TASK STATEMENT: Write out again, unaltered, the lines from the start through the line containing "import plotly.graph_objects as go".

DATA ROWS:
>> start

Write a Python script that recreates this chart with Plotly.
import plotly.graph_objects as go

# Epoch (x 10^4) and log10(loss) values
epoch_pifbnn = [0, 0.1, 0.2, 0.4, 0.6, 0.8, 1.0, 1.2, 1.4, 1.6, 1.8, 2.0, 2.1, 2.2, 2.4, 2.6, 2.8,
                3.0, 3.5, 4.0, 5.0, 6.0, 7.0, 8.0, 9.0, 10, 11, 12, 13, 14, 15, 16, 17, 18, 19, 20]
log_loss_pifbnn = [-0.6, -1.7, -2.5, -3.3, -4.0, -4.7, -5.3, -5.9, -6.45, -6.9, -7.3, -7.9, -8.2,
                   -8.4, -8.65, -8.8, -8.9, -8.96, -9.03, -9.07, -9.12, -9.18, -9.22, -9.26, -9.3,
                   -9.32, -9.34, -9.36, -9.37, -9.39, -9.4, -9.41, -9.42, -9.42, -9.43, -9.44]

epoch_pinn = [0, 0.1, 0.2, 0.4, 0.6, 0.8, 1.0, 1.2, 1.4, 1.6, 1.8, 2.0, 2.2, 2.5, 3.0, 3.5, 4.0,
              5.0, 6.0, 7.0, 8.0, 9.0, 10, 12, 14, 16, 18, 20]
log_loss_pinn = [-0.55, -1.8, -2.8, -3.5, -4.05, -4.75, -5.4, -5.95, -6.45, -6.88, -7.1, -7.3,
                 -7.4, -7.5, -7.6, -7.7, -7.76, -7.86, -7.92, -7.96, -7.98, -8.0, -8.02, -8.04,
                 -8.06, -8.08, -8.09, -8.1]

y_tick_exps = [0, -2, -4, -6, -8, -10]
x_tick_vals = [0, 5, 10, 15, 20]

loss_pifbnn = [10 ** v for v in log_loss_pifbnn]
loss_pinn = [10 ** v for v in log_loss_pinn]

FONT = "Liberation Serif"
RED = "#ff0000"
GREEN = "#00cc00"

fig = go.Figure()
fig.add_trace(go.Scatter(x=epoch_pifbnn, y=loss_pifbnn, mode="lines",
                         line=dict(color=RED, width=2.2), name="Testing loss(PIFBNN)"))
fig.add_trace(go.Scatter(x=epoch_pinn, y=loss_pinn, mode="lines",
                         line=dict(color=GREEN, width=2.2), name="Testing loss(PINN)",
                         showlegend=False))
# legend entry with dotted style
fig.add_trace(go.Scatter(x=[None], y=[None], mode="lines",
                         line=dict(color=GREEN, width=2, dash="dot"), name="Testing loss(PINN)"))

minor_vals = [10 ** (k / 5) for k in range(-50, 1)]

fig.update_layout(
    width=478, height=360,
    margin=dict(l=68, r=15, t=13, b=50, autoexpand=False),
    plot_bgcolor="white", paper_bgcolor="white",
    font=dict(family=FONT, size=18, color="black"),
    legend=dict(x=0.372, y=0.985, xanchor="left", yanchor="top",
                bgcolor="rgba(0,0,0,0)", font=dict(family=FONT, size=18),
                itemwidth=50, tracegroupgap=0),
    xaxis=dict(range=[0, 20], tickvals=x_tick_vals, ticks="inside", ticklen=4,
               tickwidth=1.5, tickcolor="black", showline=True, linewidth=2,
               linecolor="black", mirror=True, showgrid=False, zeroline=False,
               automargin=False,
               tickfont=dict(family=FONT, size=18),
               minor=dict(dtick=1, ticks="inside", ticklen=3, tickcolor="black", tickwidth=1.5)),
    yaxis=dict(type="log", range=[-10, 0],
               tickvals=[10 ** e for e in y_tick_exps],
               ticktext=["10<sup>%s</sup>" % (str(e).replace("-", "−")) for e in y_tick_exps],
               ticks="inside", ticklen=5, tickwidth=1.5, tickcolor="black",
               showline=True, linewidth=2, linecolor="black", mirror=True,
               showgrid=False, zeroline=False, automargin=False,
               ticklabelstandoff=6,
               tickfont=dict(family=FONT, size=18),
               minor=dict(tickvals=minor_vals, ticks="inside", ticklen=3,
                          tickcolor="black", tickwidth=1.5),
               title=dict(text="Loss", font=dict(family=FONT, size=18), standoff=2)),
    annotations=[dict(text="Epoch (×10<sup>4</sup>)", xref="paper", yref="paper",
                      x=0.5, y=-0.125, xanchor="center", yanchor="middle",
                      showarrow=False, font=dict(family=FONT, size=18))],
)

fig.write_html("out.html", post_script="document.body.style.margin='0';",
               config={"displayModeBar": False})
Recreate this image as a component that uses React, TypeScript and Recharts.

>> end

THE REPLY:
Write a Python script that recreates this chart with Plotly.
import plotly.graph_objects as go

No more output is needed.